Optimized Outbound Call Management with Advanced Voice Activity Detection

Client

Our client, a contact center solution provider, wanted to redefine outbound communication strategies with Voice Activity Detection (VAD). Hoping to overcome the limitations of traditional predictive dialers, they intended to employ VAD’s advanced machine-learning capabilities.
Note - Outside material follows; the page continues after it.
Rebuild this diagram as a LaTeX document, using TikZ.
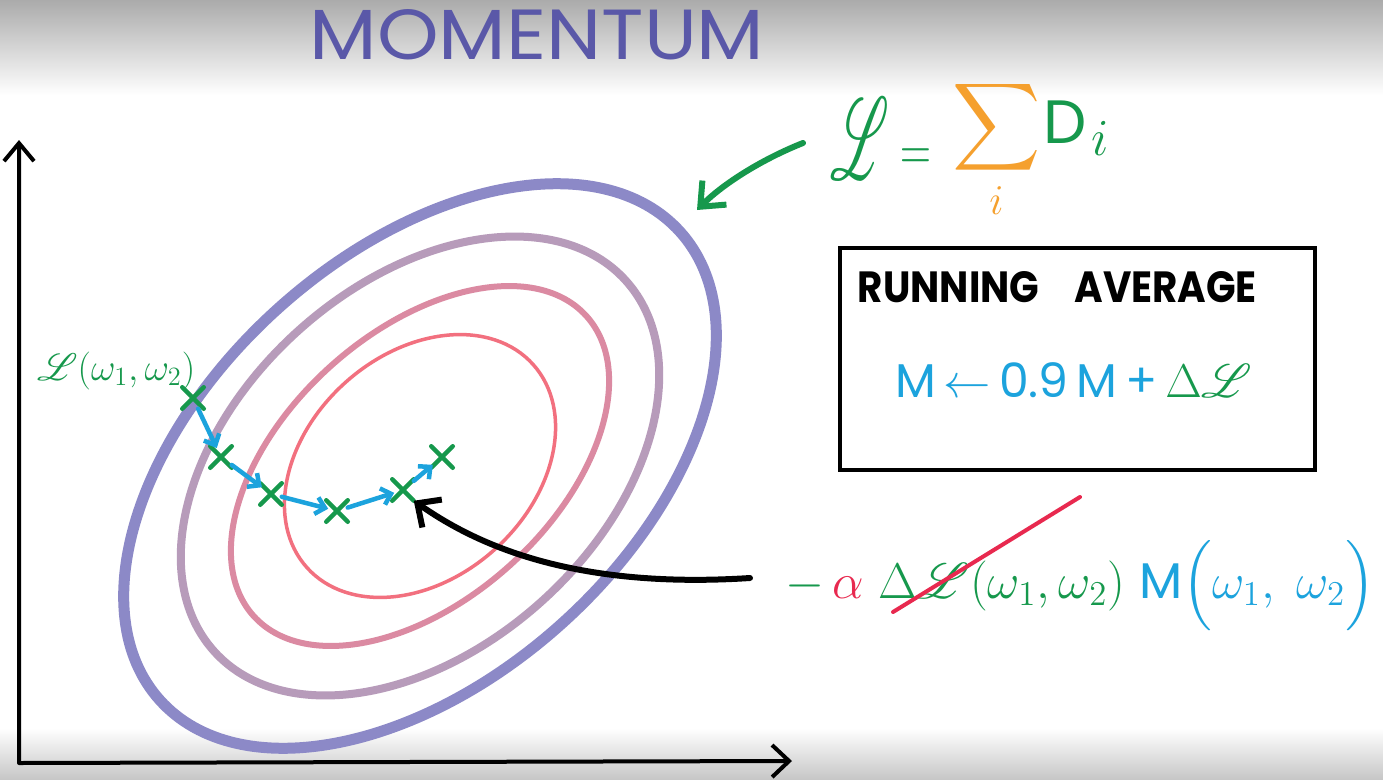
\documentclass[tikz,border=0pt]{standalone}
\usepackage{fontspec}
\usepackage{graphicx}
\usepackage{amsmath}
\usepackage{mathrsfs}
\setmainfont{Poppins}
\usetikzlibrary{arrows.meta,shapes.misc}
\definecolor{cblue}{HTML}{1CA3DD}
\definecolor{cgreen}{HTML}{16984C}
\definecolor{ctitle}{HTML}{5A58A8}
\definecolor{corange}{HTML}{F5A02E}
\definecolor{cred}{HTML}{E8294F}
\definecolor{eA}{HTML}{8C89C7}
\definecolor{eB}{HTML}{B79BBA}
\definecolor{eC}{HTML}{DB8AA2}
\definecolor{eD}{HTML}{F2707F}
\newcommand{\fitw}[2]{\resizebox{#1}{!}{#2}}
\newcommand{\fitwh}[3]{\resizebox{#1}{#2}{#3}}
\begin{document}
\begin{tikzpicture}[x=1pt,y=-1pt,
  xmk/.style={draw=cgreen, cross out, line width=4.5pt, minimum size=17pt, inner sep=0pt, line cap=round},
  stepline/.style={cblue, line width=4.5pt, line cap=round, line join=round, -{Straight Barb[length=9pt,width=17pt]}, shorten >=-2pt},
  axisline/.style={black, line width=4pt, line cap=round, line join=round, {Straight Barb[length=18pt,width=30pt]}-{Straight Barb[length=17pt,width=32pt]}},
  greenarrow/.style={cgreen, line width=6pt, line cap=round, -{Straight Barb[length=20pt,width=34pt]}},
  blackarrow/.style={black, line width=6pt, line cap=round, -{Straight Barb[length=18pt,width=34pt]}},
  txt/.style={inner sep=0pt},
]
% background
\useasboundingbox (0,0) rectangle (1383,779);
\fill[white] (0,0) rectangle (1383,779);
\shade[top color=black!33, bottom color=white] (0,0) rectangle (1383,95);
\shade[top color=white, bottom color=black!22] (0,728) rectangle (1383,779);

% contours
\begin{scope}[rotate around={42:(420,466)}]
\draw[eA, line width=11pt] (420,466) ellipse [x radius=350, y radius=212];
\draw[eB, line width=8pt] (420,466) ellipse [x radius=277, y radius=182];
\draw[eC, line width=6pt] (420,466) ellipse [x radius=224, y radius=134];
\draw[eD, line width=3.5pt] (420,466) ellipse [x radius=152, y radius=112];
\end{scope}

% axes
\coordinate (ytop) at (19,140);
\coordinate (orig) at (19,763);
\coordinate (xend) at (792,761);
\draw[axisline] (ytop) -- (orig) -- (xend);

% title
\node[txt, text=ctitle] (title) at (537,35) {\fitwh{455pt}{50pt}{\huge MOMENTUM}};

% loss formula
\node[txt, text=cgreen, anchor=base west] (Leq) at (830,143)
  {\scalebox{2.95}{\huge\raisebox{-0.6em}{\scalebox{0.9}[1.9]{$\mathscr{L}$}}\hspace{4pt}\raisebox{-0.45em}{\scalebox{0.7}[1]{$=$}}\hspace{7pt}$\displaystyle{\color{corange}\sum_{i}}$\hspace{1pt}D\hspace{1.5pt}\raisebox{-0.2em}{\scalebox{0.85}{$i$}}}};
\coordinate (g1) at (803,143);
\coordinate (g2) at (697,210);
\draw[greenarrow] (g1) .. controls (765,158) and (725,182) .. (g2);

% running average box
\node[draw, line width=4pt, minimum width=475pt, minimum height=222pt, inner sep=0pt] (box) at (1077.5,359) {};
\node[txt] (ra) at (1057.5,287.5) {\fitwh{399pt}{31pt}{\huge\bfseries RUNNING\hspace{0.9em}AVERAGE}};
\node[txt, anchor=base west] (upd) at (895,397)
  {\fitw{357pt}{\huge\color{cblue}M\,$\leftarrow$\,0.9\,M\,+\,{\color{cgreen}$\Delta\mathscr{L}$}}};

% path of steps
\node[txt, text=cgreen, anchor=base west] (lab) at (37,380) {\fitw{158pt}{\huge$\mathscr{L}(\omega_1,\omega_2)$}};
\node[xmk] (p1) at (193,398) {};
\node[xmk] (p2) at (221,457) {};
\node[xmk] (p3) at (271,494) {};
\node[xmk] (p4) at (337,511) {};
\node[xmk] (p5) at (403,490) {};
\node[xmk] (p6) at (442,457) {};
\draw[stepline] (p1) -- (p2);
\draw[stepline] (p2) -- (p3);
\draw[stepline] (p3) -- (p4);
\draw[stepline] (p4) -- (p5);
\draw[stepline] (p5) -- (p6);

% gradient formula
\node[txt, anchor=base west] (grad) at (785,598)
  {\fitw{590pt}{\huge{\color{cgreen}$-$}\,{\color{cred}$\alpha$}\;{\color{cgreen}$\Delta\mathscr{L}(\omega_1,\omega_2)$}\;{\color{cblue}M$\Bigl(\omega_1,\ \omega_2\Bigr)$}}};
\coordinate (s1) at (893,612);
\coordinate (s2) at (1080,497);
\draw[cred, line width=4pt, line cap=round] (s1) -- (s2);

\coordinate (b1) at (750,578);
\draw[blackarrow] (b1) .. controls (565,590) and (470,540) .. (p5.south east);
\end{tikzpicture}
\end{document}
By precisely classifying calls and optimizing agent productivity, our client aimed to drive efficiency, elevate customer experiences, and lead innovation in the contact center landscape.

Challenges

  • To build a Voice Activity Detection system that detects the presence of voice in the audio input.
  • The system should be adaptable to various environments with changing noise levels, music, background sounds, and speaker characteristics.
  • The VAD system should operate with minimal latency, allowing it to keep pace with dynamic audio streams.

Approach

  • Used SpeechBrain- an open-source speech processing toolkit.
  • Collected and prepared LibriParty, CommonLanguage, Musan, and open-rir datasets.
  • Designed a deep learning model based on DNN architecture using SpeechBrain’s LibriParty recipe.
  • Computed the standard FBANK features to provide a compact representation of the spectral characteristics of the audio signal.
  • Trained the DNN model on an NVIDIA A10 GPU using the training set, optimizing hyperparameters based on validation performance.
  • Binary classification is performed to provide speech/non-speech predictions for each input frame.
  • Evaluated the final model on a separate test set to ensure generalization capabilities.

Impact

  • Achieved an accuracy rate of 97% in identifying live human voice from non-human signals like answering machines, voicemails, or silence. 
  • Successfully lowered the VAD system’s classification response time to 1.1 seconds following a call connection.
  • Achieved a call connection rate of 85%, ensuring calls are consistently connected to a live person.
  • Boosted agent productivity by 33%, enabling them to handle more calls per hour and leading to a 21% improvement in cost-per-call.